Let's go to an alternative universe where Hurd was successful in the 90's and it reached common usage to the extent that Linux has today.
You're Western Digital in 2008 and you're making a TV set-top box called the WDTV-Live. I own one of these in real life universe. It runs linux, which is awesome, because that means that I can SSH into it. It runs an apache server in my home. It can download from usenet or torrents. I can control it via SSH instead of using the remote control.[0]
In this alternative universe, WDLX going to use Hurd instead of linux, because for this small device it will certainly have better performance on their underpowered MIPS chip. And they're not going to ship anything besides what they have to, becasue this is a small embedded computer.
What happens to that homebrew community when they ship a microkernel with proprietary servers for everything, and nothing else? It's going to be profoundly difficult to develop on this. You might already see this if you own a chromebook or a WDTV-- missing kernel modules means that you simply can't do anything without compiling your kernel. Couple this with secureboot and you're locked in.
I'm no expert on these things, most of this is based on brief research from years ago. If you think that I'm wrong, please tell me why, I'd love to be proven wrong. But for the time being, I believe widespread implementations of microkernels would be very anti-general-purpose computing.
The idea of the Hurd is that any user is able to run whatever server they want - GNU has been concentrating on microkernels not because it's the new hotness but because they believe it's good architecture for more openness.
So presumably in this hypothetical case you'd be able to upload and run whatever additional servers you needed on the WDTV. You might say "but they might make it impossible to login and do that", but they could have done the same under Linux just by not running sshd - however they didn't.
Your example doesn't make much sense because Hurd is the servers. The microkernel component itself is GNU Mach.
Shipping an embedded appliance with a microkernel and proprietary servers again makes no sense, because it's akin to rewriting userspace from scratch on top of the base VMM, schedulers and disk I/O. Just for a TV set top?

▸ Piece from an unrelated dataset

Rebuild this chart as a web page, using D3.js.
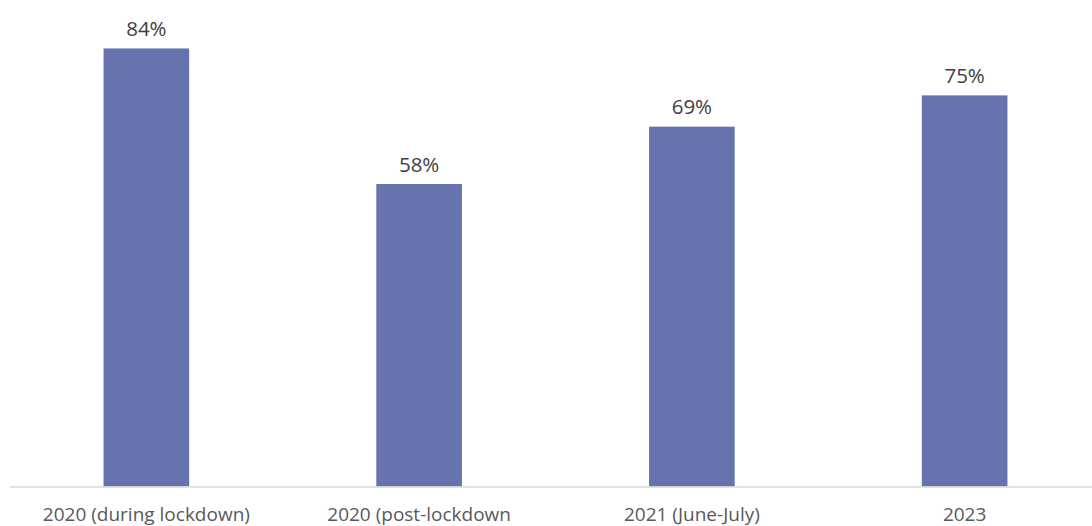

> And they're not going to ship anything besides what they have to, becasue this is a small embedded computer.
It happens already, to keep hardware costs down. The whole point of linux is that you can pick and choose which userland services to ship... (SSH being a userland service)
> ship a microkernel with proprietary servers for everything, and nothing else?
Whats to stop them now? effort. It costs real money to create propietary programmes from scratch. One of the reasons they would have chosen linux in the first place is that half the work is done for them (decoding libraries, network stacks, hardware interfaces, communications daemons)
I suppose you've never run into an Android device that didn't run ssh out of the box, or had a locked bootloader? Perhaps not distributed with full sources so you could easily modify the system?
This is the reason for AGPL/GPL3 -- not much of an argument against modular software/kernels.
> What happens to that homebrew community when they ship a microkernel with proprietary servers for everything, and nothing else?
In order to do what you did in your WD TV-Live you flashed the image with a new one. Otherwise you wouldn't be able too. So even in the case of a micro-kernel you would just flash the pre-installed with a new one (voiding warranty).
But to get to the point, do you have any idea how much effort would it take for a corporation, to write a reliable httpd server that has apache's capabilities, plugins, testing and support? Then write their own update system, dhcp client and so on? It would take huge amount of $$$ and time. And most of them would probably be buggy. So either way they would have gone with Free Software, if wanted to stay in the current price range.
You'd achieve the same thing by building a proprietary userland, from the C library up, on top of the Linux kernel. As far we know, no one has bothered (on a large scale) because it would be a massive waste of time and money.
The closest you'll find to this alternate universe is Android.
Where/how do the proprietary servers come in for a kernel that doesn't want to allow them (and therefore would go through no special effort to make them possible)?
Remember that the reason you can link against glibc is because it's LGPL and not GPL. The LGPL was created for a reason. There's also a reason why when the decision was made to release Java under the GPL, Sun explicitly added a linking exception. It's because that isn't something you just automatically get for free.
Isn't this dependent upon the microkernel's license? Wouldn't it be possible to use an open-source license which also explicitly forces servers which use it to also be covered under the same license?
But isn't basically always the tradeoff - if you want security ,you play by the rules of the company who built it ? is there even a theoretical way out of this ?
Is it because you know that usage decisions of software are not based on technical merits? Or do you not want to be proved wrong? Or something else?